Gooey butter cake is a simple two-layered snack cake with a soft sumptuous top layer and a tender crumbly almost shortbread-like layer on the bottom. It originated in St. Louis, Missouri nearly a century ago, and is similar to other regional treats like southern Chess Squares and Philadelphia Style Cake.
I like gooey butter cake the most, if only for its name.
There are countless recipes on the web for semi-homemade and made-from-scratch Gooey Butter Cake, Chess Squares, and Philadelphia Style Cake.
I’ve tried many of them. So many of them.
In fact, when I decided to make my own Gooey Butter Cake Recipe, I tested the cake-mix version, the scratch-made yeast version, cream cheese and non cream cheese versions, and nut versions… All in the same week.

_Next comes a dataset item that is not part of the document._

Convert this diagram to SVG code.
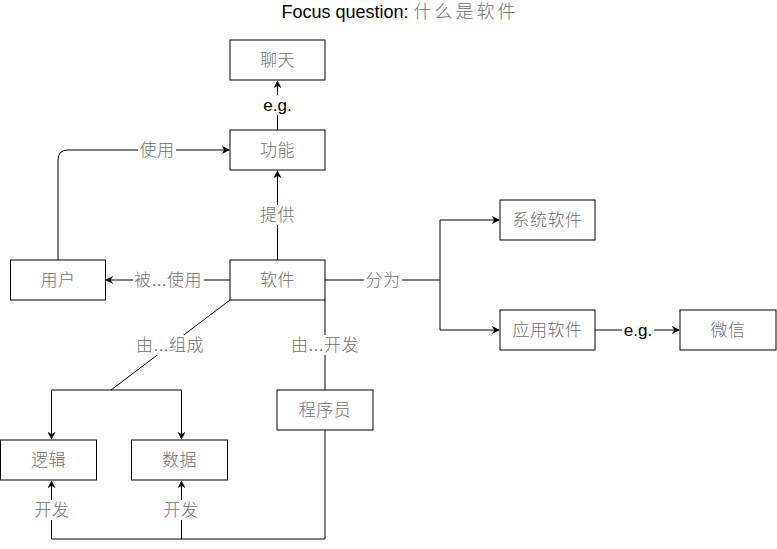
<svg xmlns="http://www.w3.org/2000/svg" width="777" height="549" viewBox="0 0 777 549">
<style>
.box{fill:#fff;stroke:#000;stroke-width:1}
.t{font-family:"Liberation Sans","Noto Sans CJK SC",sans-serif;font-size:17px;font-weight:300;letter-spacing:0.5px;fill:#707070;text-anchor:middle;dominant-baseline:central}
.k{fill:#000;font-weight:400;letter-spacing:0}
.ln{fill:none;stroke:#000;stroke-width:1}
.lb{fill:#fff}
</style>
<defs>
<marker id="a" viewBox="0 0 10 10" refX="9" refY="5" markerWidth="8" markerHeight="8" orient="auto" markerUnits="userSpaceOnUse">
<path d="M0,0 L10,5 L0,10 L3,5 Z" fill="#000"/>
</marker>
</defs>
<rect width="777" height="549" fill="#fff"/>
<text class="t" x="400" y="12" style="font-size:18px"><tspan class="k">Focus question: </tspan><tspan style="letter-spacing:3px">什么是软件</tspan></text>

<g id="connectors">
<path class="ln" d="M277.5,130 V81" marker-end="url(#a)"/>
<path class="ln" d="M277.5,260 V171" marker-end="url(#a)"/>
<path class="ln" d="M58,260 V160 Q58,150 68,150 H229" marker-end="url(#a)"/>
<path class="ln" d="M230,280 H106" marker-end="url(#a)"/>
<path class="ln" d="M325,280 H440 V220 H499" marker-end="url(#a)"/>
<path class="ln" d="M440,280 V330 H499" marker-end="url(#a)"/>
<path class="ln" d="M595,330 H679" marker-end="url(#a)"/>
<path class="ln" d="M230,300 L111,390"/>
<path class="ln" d="M51.5,390 H181.5"/>
<path class="ln" d="M51.5,390 V439" marker-end="url(#a)"/>
<path class="ln" d="M181.5,390 V439" marker-end="url(#a)"/>
<path class="ln" d="M325,300 V390"/>
<path class="ln" d="M325,430 V539 H51.5 V481" marker-end="url(#a)"/>
<path class="ln" d="M181.5,539 V481" marker-end="url(#a)"/>
<rect class="lb" x="262" y="95" width="31" height="20"/>
<text class="t k" x="277.5" y="105">e.g.</text>
<rect class="lb" x="259" y="205" width="37" height="20"/>
<text class="t" x="277.5" y="215">提供</text>
<rect class="lb" x="138" y="140" width="38" height="20"/>
<text class="t" x="157" y="150">使用</text>
<rect class="lb" x="133" y="270" width="71" height="20"/>
<text class="t" x="168" y="280">被...使用</text>
<rect class="lb" x="364" y="270" width="38" height="20"/>
<text class="t" x="383" y="280">分为</text>
<rect class="lb" x="622" y="320" width="32" height="20"/>
<text class="t k" x="638" y="330">e.g.</text>
<rect class="lb" x="135" y="335" width="71" height="20"/>
<text class="t" x="170" y="345">由...组成</text>
<rect class="lb" x="290" y="335" width="71" height="20"/>
<text class="t" x="325" y="345">由...开发</text>
<rect class="lb" x="33" y="500" width="38" height="20"/>
<text class="t" x="52" y="510">开发</text>
<rect class="lb" x="162" y="500" width="38" height="20"/>
<text class="t" x="181" y="510">开发</text>
</g>

<g id="n-liaotian"><rect class="box" x="230" y="40" width="95" height="40"/><text class="t" x="277.5" y="60">聊天</text></g>
<g id="n-gongneng"><rect class="box" x="230" y="130" width="95" height="40"/><text class="t" x="277.5" y="150">功能</text></g>
<g id="n-ruanjian"><rect class="box" x="230" y="260" width="95" height="40"/><text class="t" x="277.5" y="280">软件</text></g>
<g id="n-yonghu"><rect class="box" x="10.5" y="260" width="95" height="40"/><text class="t" x="58" y="280">用户</text></g>
<g id="n-xitong"><rect class="box" x="500" y="200" width="95" height="40"/><text class="t" x="547.5" y="220">系统软件</text></g>
<g id="n-yingyong"><rect class="box" x="500" y="310" width="95" height="40"/><text class="t" x="547.5" y="330">应用软件</text></g>
<g id="n-weixin"><rect class="box" x="680" y="310" width="96" height="40"/><text class="t" x="728" y="330">微信</text></g>
<g id="n-chengxuyuan"><rect class="box" x="277" y="390" width="96" height="40"/><text class="t" x="325" y="410">程序员</text></g>
<g id="n-luoji"><rect class="box" x="0.5" y="440" width="96" height="40"/><text class="t" x="48.5" y="460">逻辑</text></g>
<g id="n-shuju"><rect class="box" x="131.5" y="440" width="96" height="40"/><text class="t" x="179.5" y="460">数据</text></g>
</svg>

You could say I get a little obsessive at times.
Honestly, they were all pretty good. However the cake-mix version was definitely missing something, while the scratch-made yeast versions were just too darn lengthy to make.
In the end, I took what I felt were the best elements of each recipe and created my own.
So here it is, The Best Gooey Butter Cake Recipe (From Scratch) we’ve ever tried or made. I’m confident you will think so too.
Our Best Gooey Butter Cake Recipe is the perfect dessert for holiday season. Decadent hand-held treats with massive homey appeal!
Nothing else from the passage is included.